**INFORMATION SUPPLIED**

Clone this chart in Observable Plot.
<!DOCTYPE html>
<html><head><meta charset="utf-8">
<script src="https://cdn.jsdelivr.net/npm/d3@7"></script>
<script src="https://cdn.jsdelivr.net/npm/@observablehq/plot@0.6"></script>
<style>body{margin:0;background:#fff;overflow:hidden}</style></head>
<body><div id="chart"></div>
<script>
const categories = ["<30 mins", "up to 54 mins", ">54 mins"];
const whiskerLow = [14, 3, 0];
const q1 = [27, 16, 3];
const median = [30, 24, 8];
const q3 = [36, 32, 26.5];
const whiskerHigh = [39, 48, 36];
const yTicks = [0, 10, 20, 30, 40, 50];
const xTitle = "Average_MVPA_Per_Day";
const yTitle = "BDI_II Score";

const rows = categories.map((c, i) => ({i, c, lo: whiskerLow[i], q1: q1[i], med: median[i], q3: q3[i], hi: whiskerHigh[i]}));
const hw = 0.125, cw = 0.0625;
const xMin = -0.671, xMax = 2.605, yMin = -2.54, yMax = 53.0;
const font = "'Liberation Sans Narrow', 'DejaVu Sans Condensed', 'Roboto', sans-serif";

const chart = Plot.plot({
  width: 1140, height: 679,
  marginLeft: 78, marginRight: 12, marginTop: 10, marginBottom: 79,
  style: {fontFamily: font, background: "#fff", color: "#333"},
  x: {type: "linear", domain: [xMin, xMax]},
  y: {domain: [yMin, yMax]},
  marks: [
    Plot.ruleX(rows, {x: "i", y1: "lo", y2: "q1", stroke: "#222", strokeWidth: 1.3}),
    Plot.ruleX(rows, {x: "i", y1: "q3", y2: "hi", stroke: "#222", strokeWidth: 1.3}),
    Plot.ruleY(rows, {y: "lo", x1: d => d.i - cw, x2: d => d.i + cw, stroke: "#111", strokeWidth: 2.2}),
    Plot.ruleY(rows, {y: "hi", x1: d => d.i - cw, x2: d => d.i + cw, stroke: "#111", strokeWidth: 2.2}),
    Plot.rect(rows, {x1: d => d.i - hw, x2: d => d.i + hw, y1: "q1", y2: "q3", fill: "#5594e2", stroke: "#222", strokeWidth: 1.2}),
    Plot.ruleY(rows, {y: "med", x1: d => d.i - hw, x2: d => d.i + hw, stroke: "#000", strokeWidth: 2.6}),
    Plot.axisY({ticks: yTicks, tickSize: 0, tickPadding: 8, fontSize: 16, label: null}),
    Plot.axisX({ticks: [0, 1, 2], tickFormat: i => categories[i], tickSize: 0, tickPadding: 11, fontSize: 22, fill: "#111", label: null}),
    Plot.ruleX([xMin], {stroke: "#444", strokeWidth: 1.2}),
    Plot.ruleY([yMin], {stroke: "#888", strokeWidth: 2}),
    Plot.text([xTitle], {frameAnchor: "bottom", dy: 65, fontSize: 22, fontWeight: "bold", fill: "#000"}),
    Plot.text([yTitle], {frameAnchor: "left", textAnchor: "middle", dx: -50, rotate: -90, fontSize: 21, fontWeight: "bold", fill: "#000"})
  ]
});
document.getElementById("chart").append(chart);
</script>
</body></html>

**WHAT TO WORK ON**
Copy every line of the listing that contains the word "chart".

**RESPONSE**
Clone this chart in Observable Plot.
<body><div id="chart"></div>
const chart = Plot.plot({
document.getElementById("chart").append(chart);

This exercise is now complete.